Porém, o Talmud continua explicando que, caso o professor se recuse a ensinar seu aluno, preferindo dedicar seu tempo apenas ao seu próprio crescimento em Torá, então D'us, quem transformou aquela pessoa em um sábio, pode transformá-lo em um grande tolo, enquanto aquele que foi criado tolo pode se transformar em um sábio. Quando alguém não é misericordioso e se recusa a dividir o que recebeu “a mais”, D'us o castiga e retira dele parte do seu dinheiro e dá ao pobre. O mesmo acontece com aquele que se recusa a ensinar seu companheiro, ele é castigado e perde parte de sua sabedoria, que é dada àquele que quer aprender. É como se D'us estivesse dizendo: “Eu te dei condições financeiras, Eu te dei sabedoria e força para você poder ensinar também aos outros, então por que você quer pegar tudo apenas para você mesmo? Você acha que tem algo? Quem deu tudo isto a você fui Eu. E como a cada momento Eu renovo o que Eu dou para as pessoas, a partir deste momento eu deixarei de dar para você e começarei a dar para ele”.

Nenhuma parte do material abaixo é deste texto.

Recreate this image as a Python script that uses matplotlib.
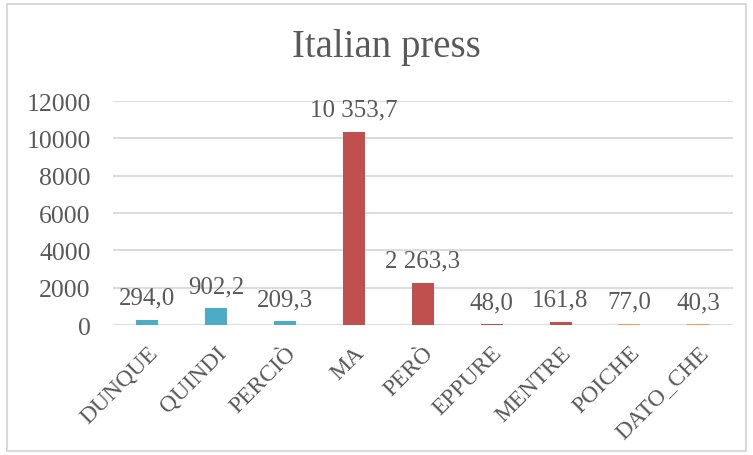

Este é um grande ensinamento para conseguirmos vencer o nosso egoísmo. Vivemos com excessos e luxos, enquanto muitas pessoas não têm nem mesmo o básico. E o pior de tudo é que não nos importamos com os outros. Não apenas não repartimos a parte “a mais” do nosso dinheiro, como também não dedicamos nem mesmo o nosso tempo aos outros, para ensinar algo ou simplesmente para dar atenção a quem necessita. Precisamos lembrar que tudo o que temos é por bondade de D'us, mas se não soubermos utilizar o que recebemos, podemos perder tudo. A palavra “Tzedaká” normalmente é traduzida como “caridade”, mas a tradução literal é “justiça”. Quando ajudamos alguém que tem menos do que nós não estamos apenas fazendo caridade, estamos fazendo justiça. Este “a mais” somente veio até nossas mãos para podermos ter o mérito de ajudar os outros e, assim, criar um mundo mais justo.